Für Posten im neuen Kabinett kommen grundsätzlich alle acht bisherigen SPD-Ministerinnen und -Minister infrage. Keine und keiner von ihnen hat bisher einen freiwilligen Verzicht erklärt. Die SPD wird in der neuen Regierung aber höchstens sechs Ministerposten erhalten. Und es ist davon auszugehen, dass es Neulinge geben wird. Es wird sich also nur ein Teil der bisherigen Minister in einem Kabinett wiederfinden.

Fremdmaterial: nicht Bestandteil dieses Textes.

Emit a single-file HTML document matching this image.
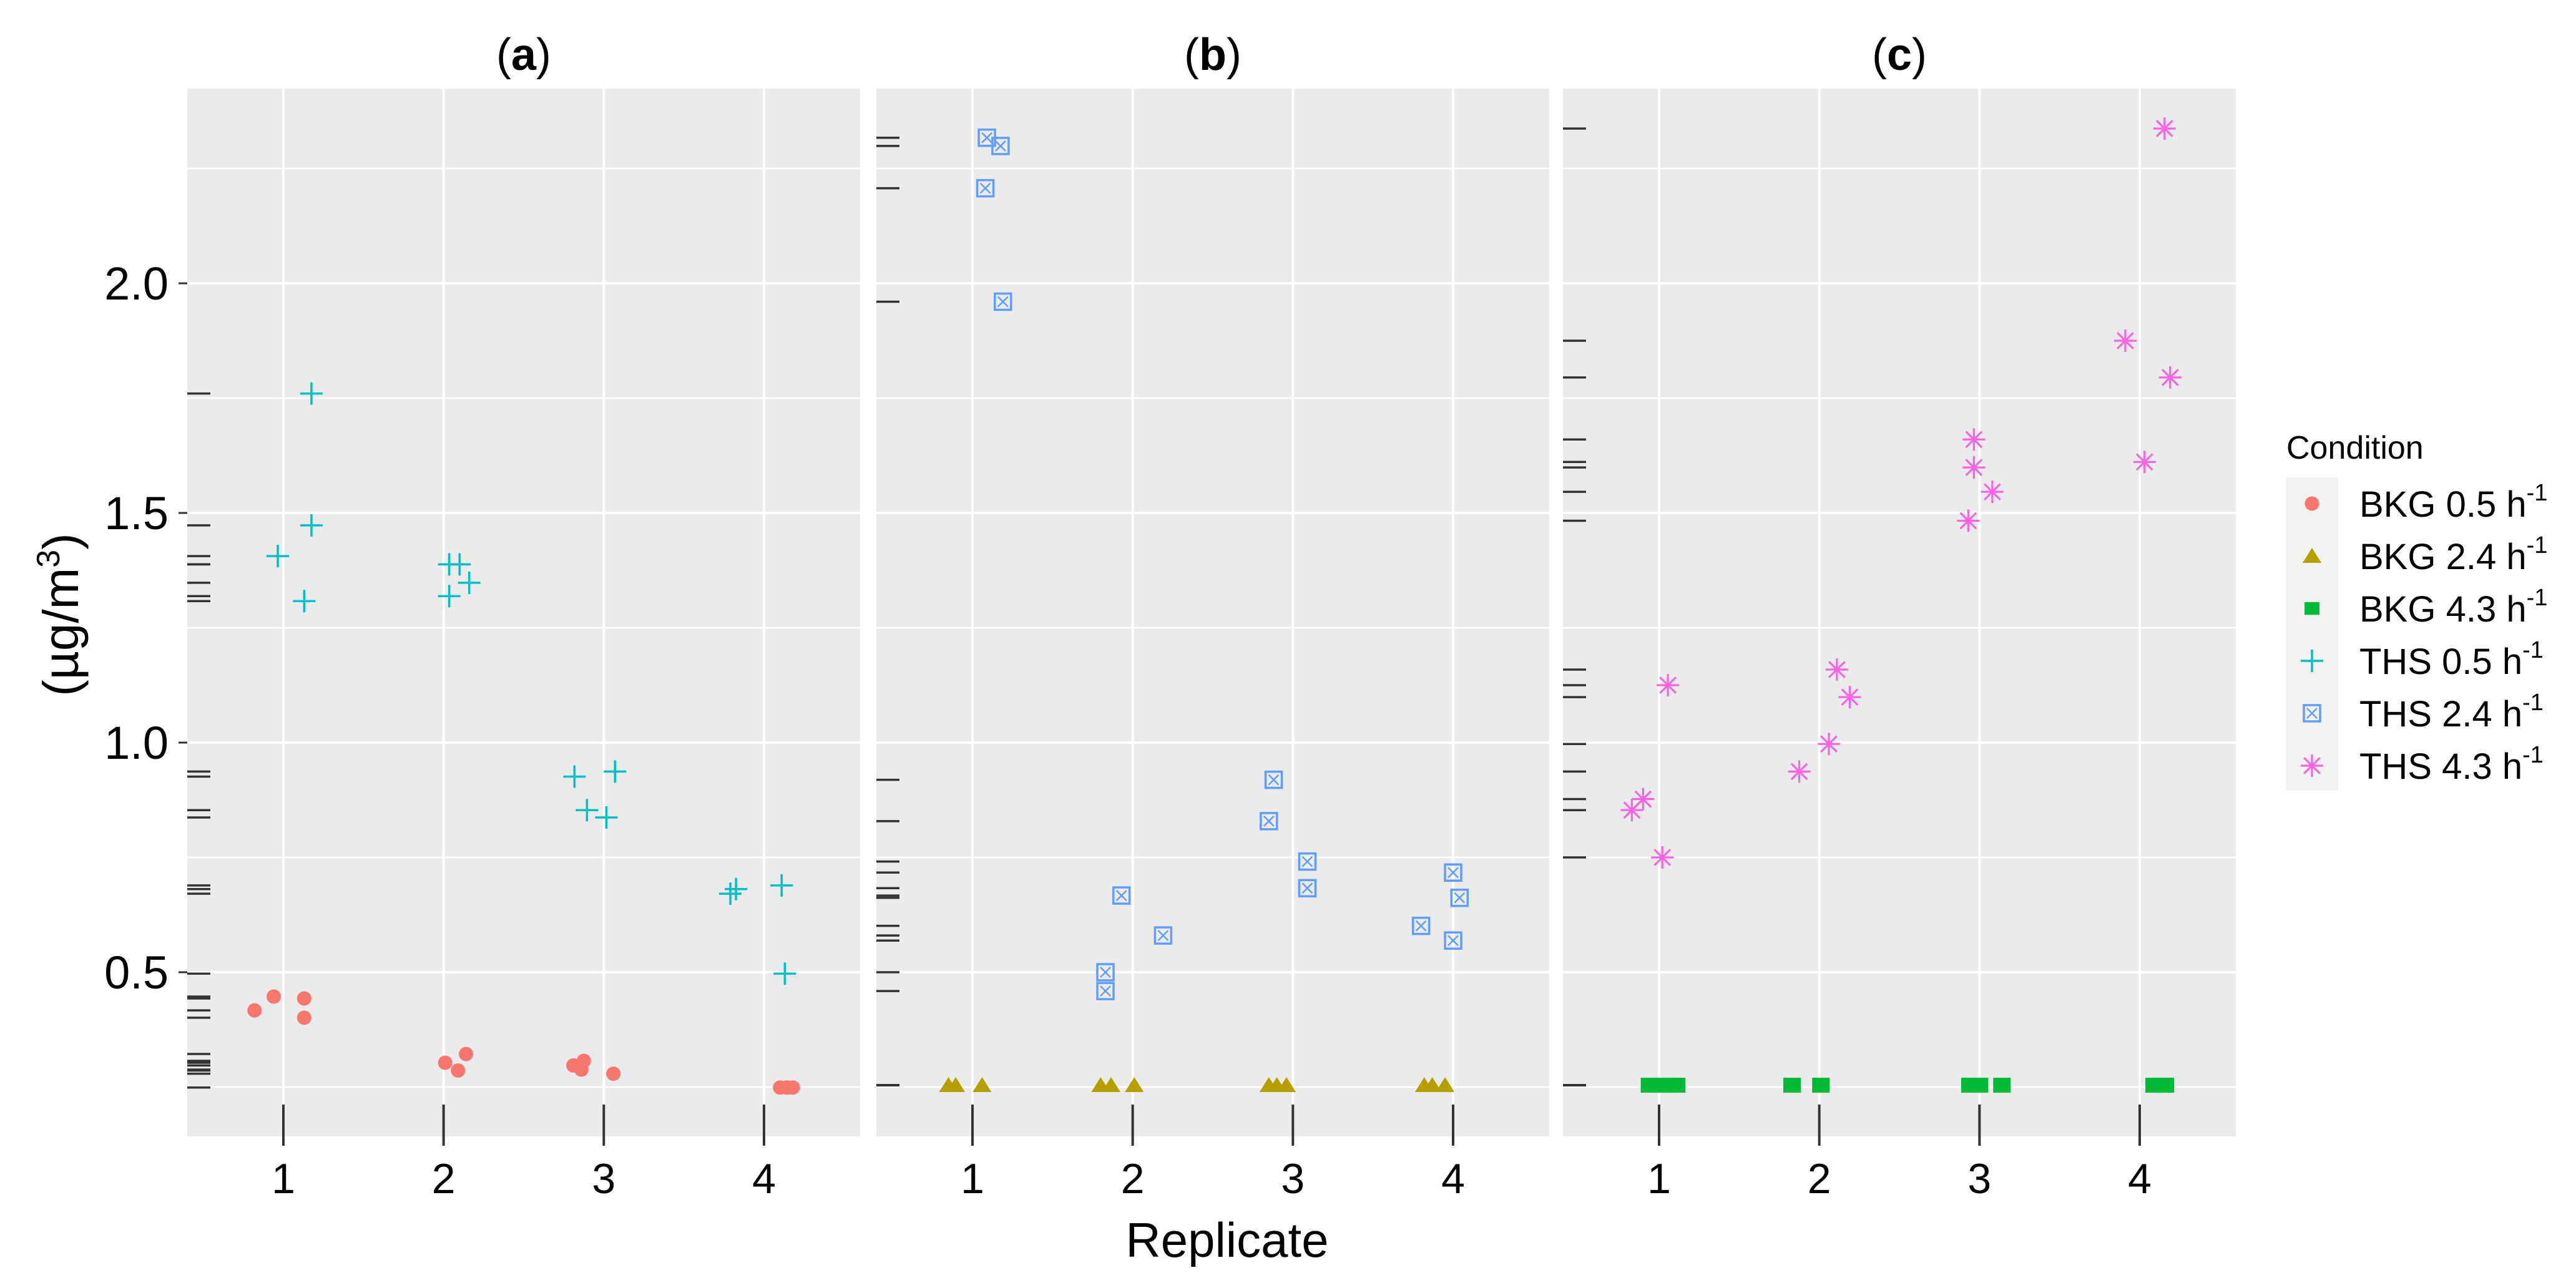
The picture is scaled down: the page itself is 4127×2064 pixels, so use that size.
<!DOCTYPE html>
<html><head><meta charset="utf-8">
<style>
html,body{margin:0;padding:0;background:#fff;}
svg{display:block;font-family:"Liberation Sans",sans-serif;}
</style></head>
<body>
<svg id="chart" width="4127" height="2064" viewBox="0 0 4127 2064" xmlns="http://www.w3.org/2000/svg">
<g id="panels"></g>
<text transform="translate(125,985) rotate(-90)" text-anchor="middle" font-size="80" fill="#000">(µg/m<tspan font-size="52" dy="-30">3</tspan><tspan dy="30">)</tspan></text>
<text x="1966" y="2014" text-anchor="middle" font-size="78" fill="#000">Replicate</text>
<g id="legend"></g>
</svg>
<script>
// ---- data ----
const categories = [1, 2, 3, 4];
const yTicks = [0.5, 1.0, 1.5, 2.0];
const yTickLabels = ["0.5", "1.0", "1.5", "2.0"];
const panelTitles = ["a", "b", "c"];
// panel (a)
const bkg05X = [0.82,0.94,1.13,1.13, 2.01,2.14,2.09, 2.81,2.875,2.86,3.06, 4.10,4.14,4.18,4.15];
const bkg05Y = [0.417,0.447,0.443,0.401, 0.303,0.322,0.286, 0.297,0.307,0.288,0.279, 0.249,0.249,0.249,0.249];
const ths05X = [1.175,1.175,0.965,1.13, 2.035,2.10,2.16,2.035, 2.817,3.07,2.895,3.016, 3.79,3.825,4.11,4.13];
const ths05Y = [1.76,1.473,1.406,1.308, 1.388,1.388,1.348,1.319, 0.926,0.937,0.853,0.837, 0.671,0.681,0.689,0.497];
// panel (b)
const bkg24X = [0.85,0.895,1.06, 1.80,1.865,2.01, 2.85,2.90,2.96, 3.82,3.87,3.95];
const bkg24Y = [0.254,0.254,0.254, 0.254,0.254,0.254, 0.254,0.254,0.254, 0.254,0.254,0.254];
const ths24X = [1.09,1.175,1.08,1.19, 1.93,2.19,1.83,1.83, 2.88,2.85,3.09,3.09, 4.0,4.04,3.80,4.0];
const ths24Y = [2.317,2.299,2.207,1.960, 0.667,0.580,0.500,0.459, 0.919,0.829,0.741,0.683, 0.717,0.662,0.601,0.569];
// panel (c)
const bkg43X = [0.94,1.02,1.08,1.11, 1.83,2.01, 2.94,3.0,3.14, 4.09,4.12,4.15,4.16];
const bkg43Y = [0.254,0.254,0.254,0.254, 0.254,0.254, 0.254,0.254,0.254, 0.254,0.254,0.254,0.254];
const ths43X = [1.055,0.90,0.83,1.02, 2.11,2.19,2.06,1.875, 2.965,2.965,3.08,2.93, 4.155,3.91,4.19,4.03];
const ths43Y = [1.125,0.877,0.853,0.750, 1.159,1.099,0.997,0.937, 1.660,1.599,1.546,1.483, 2.337,1.875,1.795,1.611];
const legendLabels = ["BKG 0.5 h", "BKG 2.4 h", "BKG 4.3 h", "THS 0.5 h", "THS 2.4 h", "THS 4.3 h"];

// ---- layout ----
const NS = "http://www.w3.org/2000/svg";
const panelLeft = [300, 1404, 2504];
const panelW = 1078, panelTop = 142, panelBottom = 1821;
const xMin = 0.4, xMax = 4.6;
function xScale(p, c) { return panelLeft[p] + (c - xMin) / (xMax - xMin) * panelW; }
function yScale(v) { return 1926 - 736 * v; }
const colors = {bkg05:"#F8766D", bkg24:"#B79F00", bkg43:"#00BA38", ths05:"#00BFC4", ths24:"#619CFF", ths43:"#F564E3"};

function mk(tag, attrs, parent) {
  const e = document.createElementNS(NS, tag);
  for (const k in attrs) e.setAttribute(k, attrs[k]);
  parent.appendChild(e);
  return e;
}
function marker(g, shape, cx, cy, s) {
  let e;
  if (shape === "circle") {
    e = mk("circle", {cx, cy, r: 11.5*s, fill: colors.bkg05}, g);
  } else if (shape === "triangle") {
    e = mk("polygon", {points: `${cx},${cy-13*s} ${cx-15*s},${cy+11*s} ${cx+15*s},${cy+11*s}`, fill: colors.bkg24}, g);
  } else if (shape === "square") {
    e = mk("rect", {x: cx-14*s, y: cy-12*s, width: 28*s, height: 24*s, fill: colors.bkg43}, g);
  } else if (shape === "plus") {
    e = mk("path", {d: `M${cx-18*s},${cy}H${cx+18*s}M${cx},${cy-18*s}V${cy+18*s}`, stroke: colors.ths05, "stroke-width": 3.5, fill: "none"}, g);
  } else if (shape === "boxx") {
    e = mk("g", {}, g);
    mk("rect", {x: cx-13*s, y: cy-13*s, width: 26*s, height: 26*s, fill: "none", stroke: colors.ths24, "stroke-width": 3.5}, e);
    mk("path", {d: `M${cx-8*s},${cy-8*s}L${cx+8*s},${cy+8*s}M${cx+8*s},${cy-8*s}L${cx-8*s},${cy+8*s}`, stroke: colors.ths24, "stroke-width": 2.5}, e);
  } else if (shape === "star") {
    const r = 18*s, d = r*0.71;
    e = mk("path", {d: `M${cx-r},${cy}H${cx+r}M${cx},${cy-r}V${cy+r}M${cx-d},${cy-d}L${cx+d},${cy+d}M${cx+d},${cy-d}L${cx-d},${cy+d}`, stroke: colors.ths43, "stroke-width": 3.2, fill: "none"}, g);
  }
  return e;
}

const panelsG = document.getElementById("panels");
const panelSeries = [
  [["bkg05", "circle", bkg05X, bkg05Y], ["ths05", "plus", ths05X, ths05Y]],
  [["bkg24", "triangle", bkg24X, bkg24Y], ["ths24", "boxx", ths24X, ths24Y]],
  [["bkg43", "square", bkg43X, bkg43Y], ["ths43", "star", ths43X, ths43Y]]
];

for (let p = 0; p < 3; p++) {
  const g = mk("g", {}, panelsG);
  
  
  const bg = mk("rect", {x: panelLeft[p], y: panelTop, width: panelW, height: panelBottom - panelTop, fill: "#EBEBEB"}, g);
  
  
  // minor horizontal grid
  for (let v = 0.25; v < 2.5; v += 0.5) {
    const y = yScale(v);
    if (y < panelTop || y > panelBottom) continue;
    const l = mk("line", {x1: panelLeft[p], x2: panelLeft[p] + panelW, y1: y, y2: y, stroke: "#fff", "stroke-width": 2.5}, g);
    
    
  }
  yTicks.forEach(v => {
    const y = yScale(v);
    const l = mk("line", {x1: panelLeft[p], x2: panelLeft[p] + panelW, y1: y, y2: y, stroke: "#fff", "stroke-width": 4}, g);
    
    
  });
  categories.forEach(c => {
    const x = xScale(p, c);
    const l = mk("line", {x1: x, x2: x, y1: panelTop, y2: panelBottom, stroke: "#fff", "stroke-width": 4}, g);
    
    
    const t = mk("line", {x1: x, x2: x, y1: 1770, y2: 1836, stroke: "#333", "stroke-width": 4}, g);
    
    
    const lab = mk("text", {x: x, y: 1912, "text-anchor": "middle", "font-size": 68, fill: "#000"}, g);
    lab.textContent = String(c);
    
    
  });
  // title
  const tt = mk("text", {x: panelLeft[p] + panelW/2, y: 112, "text-anchor": "middle", "font-size": 72, fill: "#000"}, g);
  tt.innerHTML = '(<tspan font-weight="bold">' + panelTitles[p] + '</tspan>)';
  
  
  // rug on y
  panelSeries[p].forEach(s => {
    s[3].forEach(v => {
      const y = yScale(v);
      const r = mk("line", {x1: panelLeft[p], x2: panelLeft[p] + 37, y1: y, y2: y, stroke: "#333", "stroke-width": 3.5}, g);
      
      
    });
  });
  // points
  panelSeries[p].forEach(s => {
    const sg = mk("g", {}, g);
    
    
    s[2].forEach((c, i) => {
      const m = marker(sg, s[1], xScale(p, c), yScale(s[3][i]), 1);
      
      
    });
  });
}
// y axis ticks/labels (panel a)
yTicks.forEach((v, i) => {
  const y = yScale(v);
  const t = mk("line", {x1: 286, x2: 300, y1: y, y2: y, stroke: "#333", "stroke-width": 3}, panelsG);
  
  
  const lab = mk("text", {x: 270, y: y + 26, "text-anchor": "end", "font-size": 74, fill: "#000"}, panelsG);
  lab.textContent = yTickLabels[i];
  
  
});
// legend
const lg = document.getElementById("legend");
const lt = mk("text", {x: 3663, y: 735, "font-size": 52, fill: "#000"}, lg);
lt.textContent = "Condition";


const kb = mk("rect", {x: 3663, y: 765, width: 83, height: 502, fill: "#F2F2F2"}, lg);


const shapes = ["circle", "triangle", "square", "plus", "boxx", "star"];
legendLabels.forEach((lab, i) => {
  const cy = 807 + i * 84;
  const eg = mk("g", {}, lg);
  
  
  marker(eg, shapes[i], 3704, cy, shapes[i] === "square" ? 0.85 : 1);
  const t = mk("text", {x: 3780, y: cy + 21, "font-size": 58, fill: "#000"}, eg);
  t.innerHTML = lab + '<tspan font-size="38" dy="-26">-1</tspan>';
});
</script>
</body></html>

Der allen Umfragen zufolge beliebteste Politiker Deutschlands, Verteidigungsminister Boris Pistorius, hat große Chancen, seinen Posten zu behalten. Schwieriger wird es für Innenministerin Nancy Faeser: Es gilt als wahrscheinlich, dass ihr Ministerium in den Koalitionsverhandlungen an die Union geht. Sie könnte aber zum Beispiel Justizministerin werden. Der ebenfalls beliebte Arbeitsminister Hubertus Heil hat das Problem, dass er wie Pistorius und der mögliche künftige Vizekanzler Lars Klingbeil aus Niedersachsen kommt. Der Proporz spielt bei der Postenverteilung stets eine große Rolle.
Was ist mit den anderen?
Für Kanzleramtsminister Wolfgang Schmidt dürfte es kaum noch Platz in der neuen Regierung geben. Finanzminister Jörg Kukies muss möglicherweise Parteichef Lars Klingbeil weichen, wenn der nach einem Kabinettsposten greift. Offen ist die Zukunft von Karl Lauterbach (Gesundheit), Klara Geywitz (Bauen und Wohnen) und Svenja Schulze (Entwicklung).